## Introduction to the scikit-learn API for Machine Learning

This notebook is to introduce the reader to the scikit API for Machine Learning. We will look at asimple example, to understand the main pipeline followed in the manuscript.The interest reader might deepen this concepts by reading the book.

In [1]:
from sklearn.feature_extraction import DictVectorizer
from sklearn.svm import LinearSVC
from sklearn.pipeline import make_pipeline
from sklearn.metrics import accuracy_score
import pickle

We create a toy example. This is represented by two variables, describing the featuers and target training vectors.

In [2]:
X_train = [{'airport':'CDG', 'month':'October'},
     {'airport':'MPX', 'month':'June'},
     {'airport':'VLC', 'month':'February'},
     {'airport':'CDG', 'month':'December'}]

y_train = ['rain', 'rain', 'sun', 'rain']

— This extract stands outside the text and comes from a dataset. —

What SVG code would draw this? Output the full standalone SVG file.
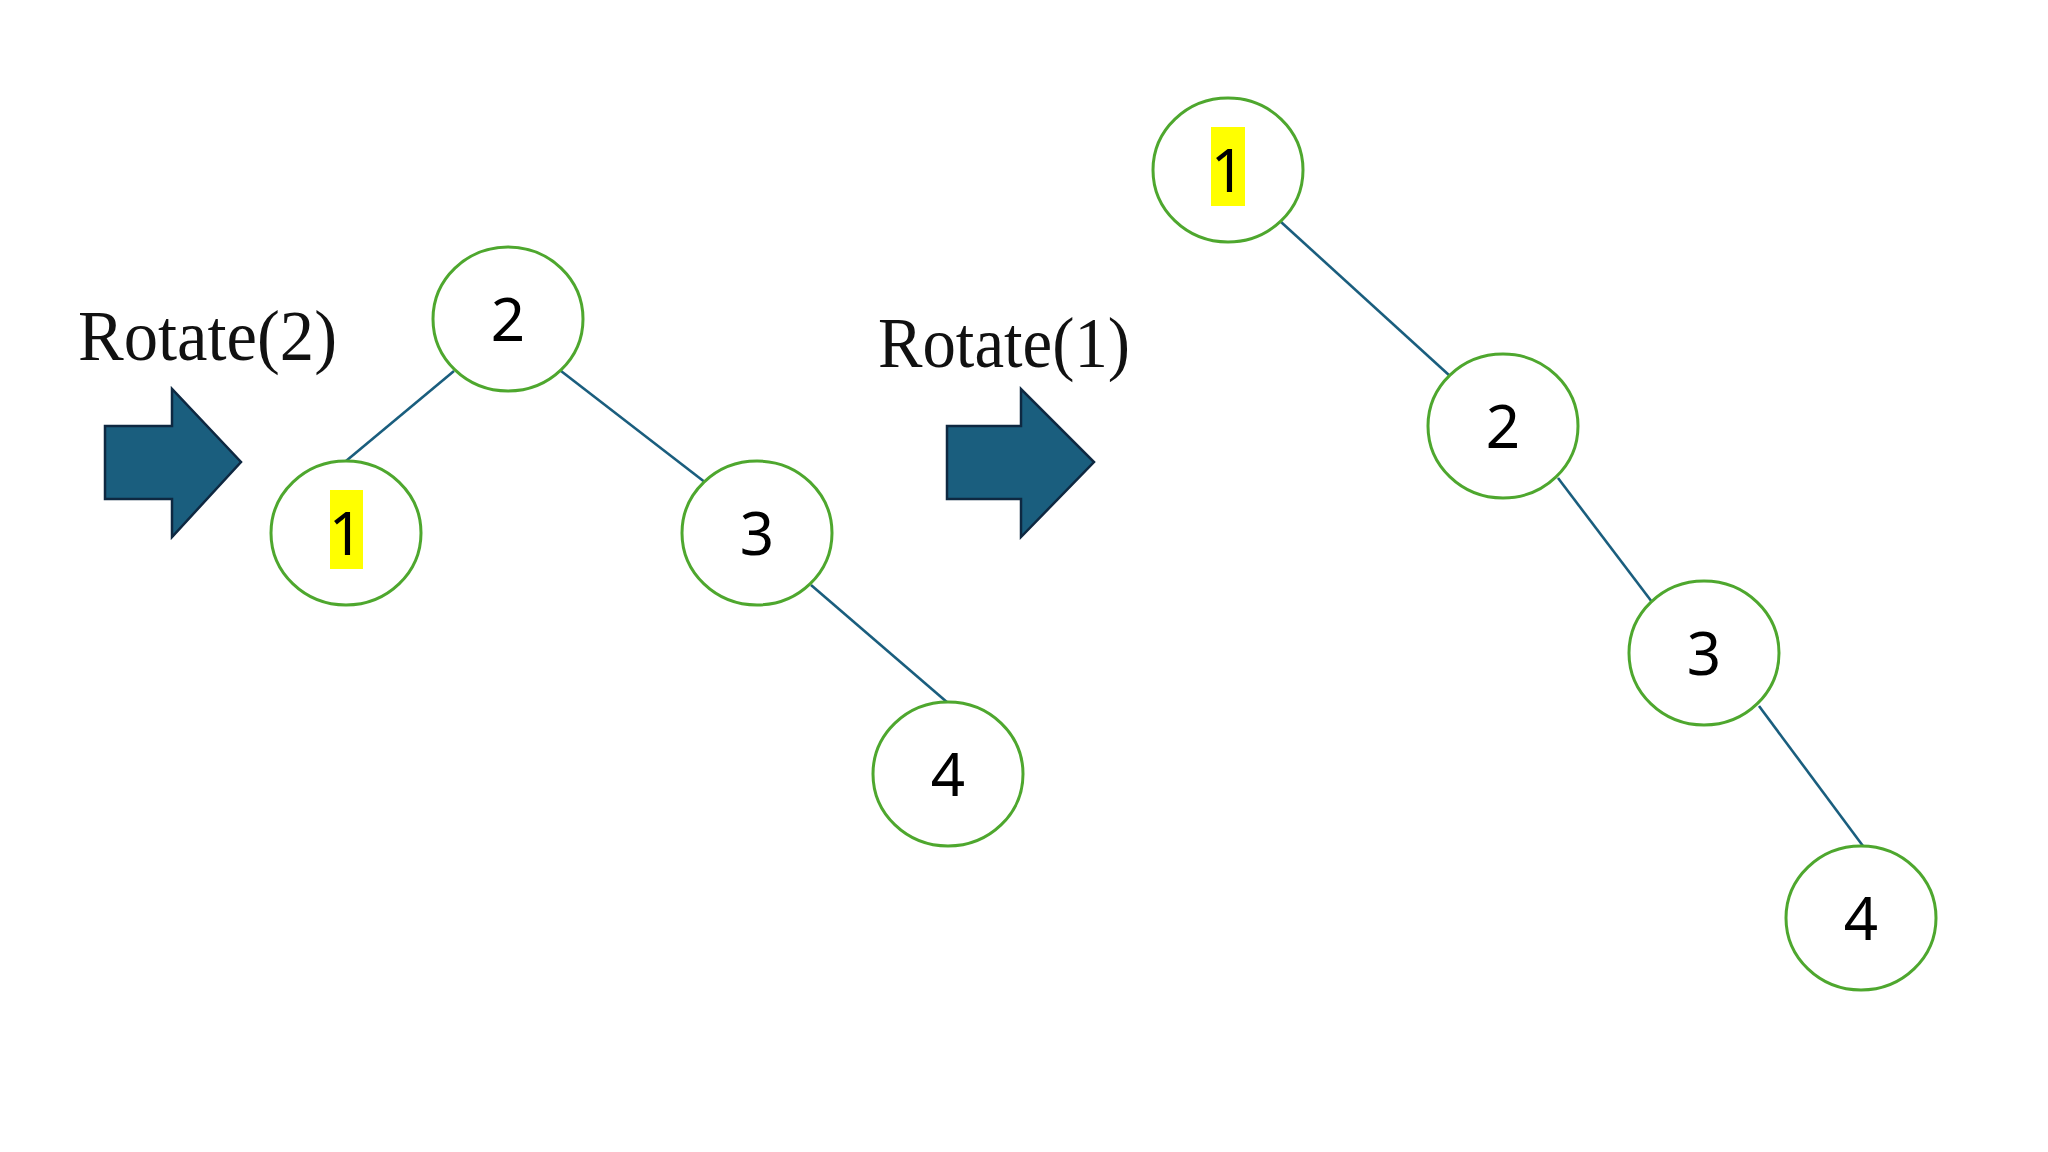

Since we have to deal with categorical variables, we use the pipeline object from scikit-learn. We combine a vectorizer (which basically converts categorical into numerical vectors), and a classifier (here the Linear Support Vector Classifier, `LinearSVC`). Then we call `fit` to train all the components in the pipeline.

In [3]:
pipeline = make_pipeline( DictVectorizer(), LinearSVC() )
pipeline.fit(X_train, y_train)

Pipeline(memory=None,
         steps=[('dictvectorizer',
                 DictVectorizer(dtype=<class 'numpy.float64'>, separator='=',
                                sort=True, sparse=True)),
                ('linearsvc',
                 LinearSVC(C=1.0, class_weight=None, dual=True,
                           fit_intercept=True, intercept_scaling=1,
                           loss='squared_hinge', max_iter=1000,
                           multi_class='ovr', penalty='l2', random_state=None,
                           tol=0.0001, verbose=0))],
         verbose=False)

We apply our classifier to a test set to make `prediction` on unseen data.

In [4]:
X_test = [{'airport':'JFK', 'month':'June'},
         {'airport':'CDG', 'month':'November'},
         {'airport':'MPX', 'month':'June'},
         {'airport':'MPX', 'month':'November'}]

y_test = ['rain', 'rain', 'sun', 'rain']


In [5]:
y_pred = pipeline.predict(X_test)
y_pred

array(['rain', 'rain', 'rain', 'rain'], dtype='<U4')

We finally evaluate the model.

In [6]:
accuracy_score(y_test, y_pred)

0.75